Senator John Kerry's confirmation as Secretary of State has generated positive vibes in the environmental community and given climate campaigners a little hope. (Incidentally, does anybody else find it odd that Kerry, despite "his long record as one of the Senate's strongest advocates for climate action," as the Guardian noted, is just now divesting from oil stocks? What took him so long?) Anyway, Kerry will certainly be an important player in the Obama Administration's renewed effort to tackle climate change. But greens need to keep their expectations in check, because global warming, to restate the obvious, is a global problem. Over at Time magazine, Bryan Walsh highlights a part of the climate equation that the United States has little power to influence:
China is now burning almost as much coal as the rest of the world — combined.

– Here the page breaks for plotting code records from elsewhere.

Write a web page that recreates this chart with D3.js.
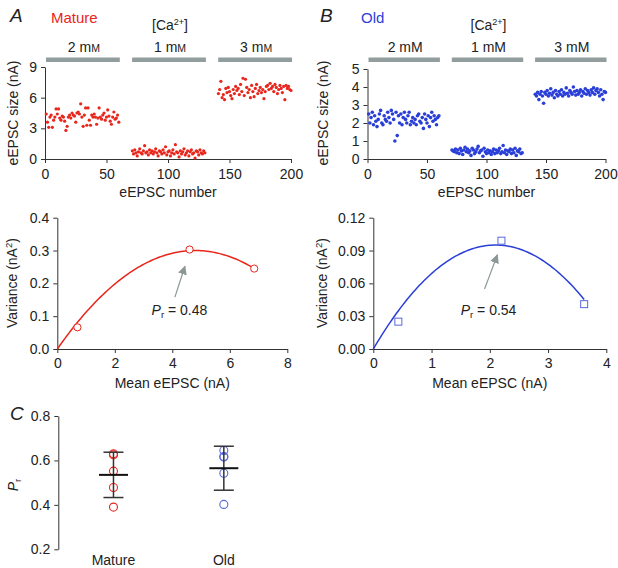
<!DOCTYPE html>
<html><head><meta charset="utf-8">
<script src="https://cdn.jsdelivr.net/npm/d3@7"></script>
<style>
body{margin:0;background:#fff}
svg{font-family:"Liberation Sans",Arial,sans-serif}
.axis path,.axis line{stroke:#333;stroke-width:1}
.axis text{font-size:14px;fill:#222}
</style></head><body>
<svg id="c" width="618" height="568"></svg>
<script>
// ---------- DATA ----------
const concLabels = ["2", "1", "3"];
const segStarts = [1, 71, 141];
const matureSeg1 = [4.4,3.6,3.1,4.1,4.3,3.1,3.8,4.1,4.9,4.4,4.9,4.0,3.8,4.2,4.1,3.7,2.8,3.2,4.1,4.3,4.0,4.5,4.3,4.2,3.6,4.5,4.6,4.4,5.4,4.1,3.2,4.3,5.0,3.3,5.0,3.8,3.3,4.3,4.1,4.4,4.1,3.4,4.0,5.0,4.1,3.9,4.3,4.5,3.8,4.1,4.8,4.2,3.7,3.4,4.1,4.6,3.9,4.0,4.3,3.6];
const matureSeg2 = [0.8,0.5,0.9,0.6,0.3,0.7,1.0,0.6,0.5,0.8,1.3,0.6,0.7,0.4,0.9,0.6,0.8,0.5,0.7,1.0,0.6,0.3,0.8,0.7,0.5,0.9,0.6,1.2,0.4,0.7,0.8,0.3,0.6,0.9,0.5,1.4,0.7,0.6,0.2,0.8,0.5,0.7,1.0,0.4,0.6,0.8,0.3,0.7,0.9,0.5,0.6,0.1,0.8,0.7,0.4,0.9,0.6,0.5,0.8,0.6];
const matureSeg3 = [6.4,6.8,7.6,6.0,6.3,5.8,6.9,6.5,7.0,6.6,6.2,5.9,6.8,6.4,7.1,6.7,6.9,6.3,7.3,6.6,7.9,6.2,7.8,7.0,6.5,6.8,6.0,7.2,6.6,6.1,6.9,7.3,6.4,6.7,7.0,6.5,6.8,5.9,6.6,7.1,7.2,6.8,7.4,6.9,7.1,6.6,7.3,7.0,6.4,6.8,7.2,6.9,6.5,7.1,5.8,7.2,6.9,7.1,6.8,6.7];
const oldSeg1 = [2.5,2.0,2.3,2.6,1.9,2.4,2.1,1.8,2.2,2.5,2.7,2.0,1.9,2.4,2.2,2.1,2.6,2.3,2.0,2.7,2.5,2.2,1.0,2.6,1.3,2.4,2.0,2.5,1.9,2.3,2.6,2.2,2.0,2.4,2.6,1.9,2.1,2.3,2.0,2.2,1.9,2.4,2.5,2.1,2.0,2.3,1.7,2.5,2.2,2.0,2.4,1.8,2.3,2.6,2.1,2.4,2.2,1.9,2.3,2.4];
const oldSeg2 = [0.5,0.45,0.4,0.55,0.35,0.5,0.3,0.6,0.45,0.25,0.5,0.65,0.4,0.55,0.35,0.45,0.2,0.6,0.5,0.3,0.4,0.55,0.7,0.35,0.45,0.5,0.15,0.6,0.4,0.3,0.5,0.35,0.45,0.25,0.4,0.55,0.3,0.5,0.35,0.45,0.6,0.3,0.4,0.75,0.35,0.5,0.25,0.45,0.4,0.55,0.3,0.5,0.35,0.6,0.2,0.45,0.4,0.55,0.3,0.35];
const oldSeg3 = [3.6,3.5,3.7,3.3,3.6,3.75,3.5,3.1,3.7,3.6,3.8,3.5,3.65,3.9,3.55,3.7,3.4,3.8,3.6,3.5,3.75,3.6,3.85,3.5,3.7,3.6,3.95,3.65,3.5,3.8,3.7,3.6,4.0,3.75,3.55,3.8,3.6,3.7,3.85,3.5,3.75,3.65,3.9,3.6,3.8,3.7,3.55,3.85,3.7,3.95,3.6,3.8,3.9,3.7,3.5,3.85,3.6,3.3,3.75,3.7];

const matureMean = [0.7, 4.6, 6.85];
const matureVar = [0.066, 0.303, 0.245];
const oldMean = [0.43, 2.2, 3.62];
const oldVar = [0.025, 0.099, 0.041];
const matureFit = {i: 0.125, N: 76.8};
const oldFit = {i: 0.0905, N: 46.4};
const matureLabel = "0.48", oldLabel = "0.54";

const groups = ["Mature", "Old"];
const prMature = [0.63, 0.625, 0.552, 0.478, 0.39];
const prOld = [0.645, 0.618, 0.615, 0.542, 0.402];
const prMeans = [0.535, 0.565];
const prSD = [0.102, 0.099];

const topXTicks = [0, 50, 100, 150, 200];
const topYTicksA = [0, 3, 6, 9];
const topYTicksB = [0, 1, 2, 3, 4, 5];
const midXTicksA = [0, 2, 4, 6, 8];
const midYTicksA = [0, 0.1, 0.2, 0.3, 0.4];
const midXTicksB = [0, 1, 2, 3, 4];
const midYTicksB = [0, 0.03, 0.06, 0.09, 0.12];
const prTicks = [0.2, 0.4, 0.6, 0.8];

// ---------- STYLE ----------
const RED = "#e8261c", BLUE = "#2a3fd8", BLUE2 = "#5868dc", GRAYBAR = "#929d9d", ARROW = "#8c9797";
const FS = 14;
const svg = d3.select("#c");

function segPoints(segs){
  const pts = [];
  segs.forEach((s, k) => s.forEach((v, j) => pts.push({x: segStarts[k] + j, y: v})));
  return pts;
}

function axes(g, x, y, xt, yt, yFmt, xFmt, xPad){
  g.append("g").attr("class","axis").attr("transform",`translate(0,${y.range()[0]})`)
    .call(d3.axisBottom(x).tickValues(xt).tickSize(4).tickSizeOuter(0).tickPadding(xPad).tickFormat(xFmt||d3.format("d")));
  g.append("g").attr("class","axis").attr("transform",`translate(${x.range()[0]},0)`)
    .call(d3.axisLeft(y).tickValues(yt).tickSize(4).tickSizeOuter(0).tickPadding(4).tickFormat(yFmt));
}

function topPanel(ox, letter, title, color, segs, xr, yDomain, yTicks, smallCaps, r){
  const g = svg.append("g");
  const x = d3.scaleLinear().domain([0,200]).range(xr);
  const y = d3.scaleLinear().domain(yDomain).range([159, yDomain[1]===9?67:69]);
  g.append("text").attr("x", ox+10).attr("y", 22).attr("font-size",19).attr("font-style","italic").attr("fill","#222").text(letter);
  g.append("text").attr("x", ox+51).attr("y", 23).attr("font-size",15).attr("fill",color).text(title);
  const ca = g.append("text").attr("x", x(100)+2).attr("y", 30).attr("font-size",FS).attr("text-anchor","middle").attr("fill","#222");
  ca.append("tspan").text("[Ca");
  ca.append("tspan").attr("font-size",9).attr("dy",-5).text("2+");
  ca.append("tspan").attr("dy",5).text("]");
  segs.forEach((s,k) => {
    const x0 = x(segStarts[k]-1), x1 = x(segStarts[k]+s.length-1);
    g.append("rect").attr("x",x0+1).attr("y",57.5).attr("width",x1-x0).attr("height",4.5).attr("fill",GRAYBAR);
    const t = g.append("text").attr("x",(x0+x1)/2+2).attr("y",52).attr("font-size",FS).attr("text-anchor","middle").attr("fill","#222");
    if (smallCaps){ t.append("tspan").text(concLabels[k]+" m"); t.append("tspan").attr("font-size",10.5).text("M"); }
    else t.text(concLabels[k]+" mM");
  });
  axes(g, x, y, topXTicks, yTicks, d3.format("d"), d3.format("d"), 6);
  g.append("text").attr("x", x(100)).attr("y", 197).attr("font-size",FS).attr("text-anchor","middle").attr("fill","#222").text("eEPSC number");
  g.append("text").attr("transform",`translate(${ox+18},${113}) rotate(-90)`).attr("font-size",FS).attr("text-anchor","middle").attr("fill","#222").text("eEPSC size (nA)");
  g.selectAll("circle.d").data(segPoints(segs)).join("circle").attr("class","d")
    .attr("cx", d=>x(d.x)).attr("cy", d=>y(d.y)).attr("r", r).attr("fill", color);
}

topPanel(0, "A", "Mature", RED, [matureSeg1, matureSeg2, matureSeg3], [45, 291], [0,9], topYTicksA, true, 1.6);
topPanel(310, "B", "Old", BLUE, [oldSeg1, oldSeg2, oldSeg3], [367.5, 605.5], [0,5], topYTicksB, false, 1.8);

svg.append("defs").append("marker").attr("id","ah").attr("viewBox","0 0 10 10").attr("refX",9).attr("refY",5)
  .attr("markerWidth",9).attr("markerHeight",9).attr("markerUnits","userSpaceOnUse").attr("orient","auto")
  .append("path").attr("d","M0,0 L10,5 L0,10 Z").attr("fill",ARROW);

function midPanel(ox, xr, xDomain, yDomain, xt, yt, yFmt, means, vars, fit, color, pointColor, shape, arrow, label){
  const g = svg.append("g");
  const x = d3.scaleLinear().domain(xDomain).range(xr);
  const y = d3.scaleLinear().domain(yDomain).range([349, 217.7]);
  axes(g, x, y, xt, yt, yFmt, d3.format("d"), 5);
  g.append("text").attr("x", (xr[0]+xr[1])/2).attr("y", 388).attr("font-size",FS).attr("text-anchor","middle").attr("fill","#222").text("Mean eEPSC (nA)");
  const yl = g.append("text").attr("transform",`translate(${ox+17},${283}) rotate(-90)`).attr("font-size",FS).attr("text-anchor","middle").attr("fill","#222");
  yl.append("tspan").text("Variance (nA");
  yl.append("tspan").attr("font-size",9.5).attr("dy",-5).text("2");
  yl.append("tspan").attr("dy",5).text(")");
  const mMax = d3.max(means);
  const curve = d3.range(0, 101).map(k => { const m = mMax*k/100; return [m, fit.i*m - m*m/fit.N]; });
  g.append("path").datum(curve).attr("fill","none").attr("stroke",color).attr("stroke-width",1.5)
    .attr("d", d3.line().x(d=>x(d[0])).y(d=>y(d[1])));
  const pts = means.map((m,k)=>({m, v: vars[k]}));
  if (shape === "circle"){
    g.selectAll("circle.p").data(pts).join("circle").attr("class","p").attr("cx",d=>x(d.m)).attr("cy",d=>y(d.v)).attr("r",3.6)
      .attr("fill","#fff").attr("stroke",pointColor).attr("stroke-width",1);
  } else {
    g.selectAll("rect.p").data(pts).join("rect").attr("class","p").attr("x",d=>x(d.m)-3.5).attr("y",d=>y(d.v)-3.5).attr("width",7).attr("height",7)
      .attr("fill","#fff").attr("stroke",pointColor).attr("stroke-width",1);
  }
  g.append("line").attr("x1",x(arrow[0])).attr("y1",y(arrow[1])).attr("x2",x(arrow[2])).attr("y2",y(arrow[3]))
    .attr("stroke",ARROW).attr("stroke-width",1.2).attr("marker-end","url(#ah)");
  const t = g.append("text").attr("x",x(arrow[4])).attr("y",y(arrow[5])).attr("font-size",FS).attr("fill","#222");
  t.append("tspan").attr("font-style","italic").text("P");
  t.append("tspan").attr("font-size",9.5).attr("dy",3).text("r");
  t.append("tspan").attr("dy",-3).text(" = " + label);
}

midPanel(0, [57.3, 287.3], [0,8], [0,0.4], midXTicksA, midYTicksA, d3.format(".1f"), matureMean, matureVar, matureFit, RED, RED, "circle",
  [4.09, 0.158, 4.44, 0.252, 3.28, 0.104], matureLabel);
midPanel(310, [373.3, 606.3], [0,4], [0,0.12], midXTicksB, midYTicksB, d3.format(".2f"), oldMean, oldVar, oldFit, BLUE, BLUE2, "square",
  [1.91, 0.0548, 2.13, 0.086, 1.50, 0.031], oldLabel);

// ---------- Panel C ----------
(function(){
  const g = svg.append("g");
  const x = d3.scalePoint().domain(groups).range([58.3, 279]).padding(0.5);
  const y = d3.scaleLinear().domain([0.2,0.8]).range([549.3, 416]);
  g.append("text").attr("x",10).attr("y",420).attr("font-size",19).attr("font-style","italic").attr("fill","#222").text("C");
  g.append("g").attr("class","axis").attr("transform",`translate(58.3,0)`)
    .call(d3.axisLeft(y).tickValues(prTicks).tickSize(4).tickSizeOuter(0).tickPadding(4).tickFormat(d3.format(".1f")));
  groups.forEach((gr,k) => g.append("text").attr("x",x(gr)).attr("y",565).attr("font-size",FS).attr("text-anchor","middle").attr("fill","#222").text(gr));
  const yl = g.append("text").attr("transform",`translate(18,485) rotate(-90)`).attr("font-size",FS).attr("text-anchor","middle").attr("fill","#222");
  yl.append("tspan").attr("font-style","italic").text("P");
  yl.append("tspan").attr("font-size",9.5).attr("dy",3).text("r");
  const sets = [prMature, prOld], cols = [RED, BLUE2];
  groups.forEach((gr,k) => {
    const cx = x(gr);
    g.selectAll(null).data(sets[k]).join("circle").attr("cx",cx).attr("cy",d=>y(d)).attr("r",4)
      .attr("fill","none").attr("stroke",cols[k]).attr("stroke-width",1.1);
    const lo = prMeans[k]-prSD[k], hi = prMeans[k]+prSD[k];
    g.append("line").attr("x1",cx).attr("x2",cx).attr("y1",y(lo)).attr("y2",y(hi)).attr("stroke","#333").attr("stroke-width",1.5);
    [lo,hi].forEach(v => g.append("line").attr("x1",cx-10).attr("x2",cx+10).attr("y1",y(v)).attr("y2",y(v)).attr("stroke","#333").attr("stroke-width",1.5));
    g.append("line").attr("x1",cx-14.5).attr("x2",cx+14.5).attr("y1",y(prMeans[k])).attr("y2",y(prMeans[k])).attr("stroke","#111").attr("stroke-width",2);
  });
})();
</script></body></html>
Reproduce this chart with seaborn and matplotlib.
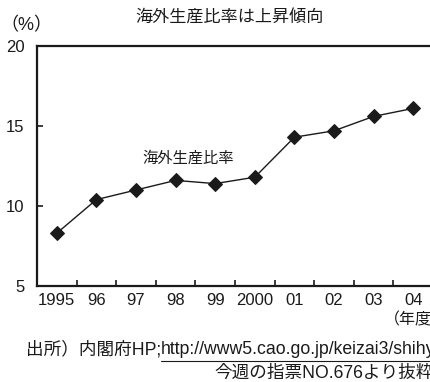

And despite impressive support from Beijing for renewable energy and a dawning understanding about the dangers of air pollution, coal use in China is poised to continue rising, if slower than it has in recent years. That’s deadly for the Chinese people — see the truly horrific air pollution in Beijing this past month — and it’s dangerous for the rest of the world. Coal already accounts for 20% of global greenhouse-gas emissions, making it one of the biggest causes of man-made climate change.
As Walsh points out:
there’s a reason why coal is so popular in China and in much of the rest of the world: it’s very, very cheap. And that’s why, despite the danger coal poses to health and the environment, neither China nor many other rapidly growing developing nations are likely to turn away from it.
And that's why, as I said in Slate last year, the "clean coal" dream must be kept alive. Because the nightmare of China's coal dependency is not ending anytime soon.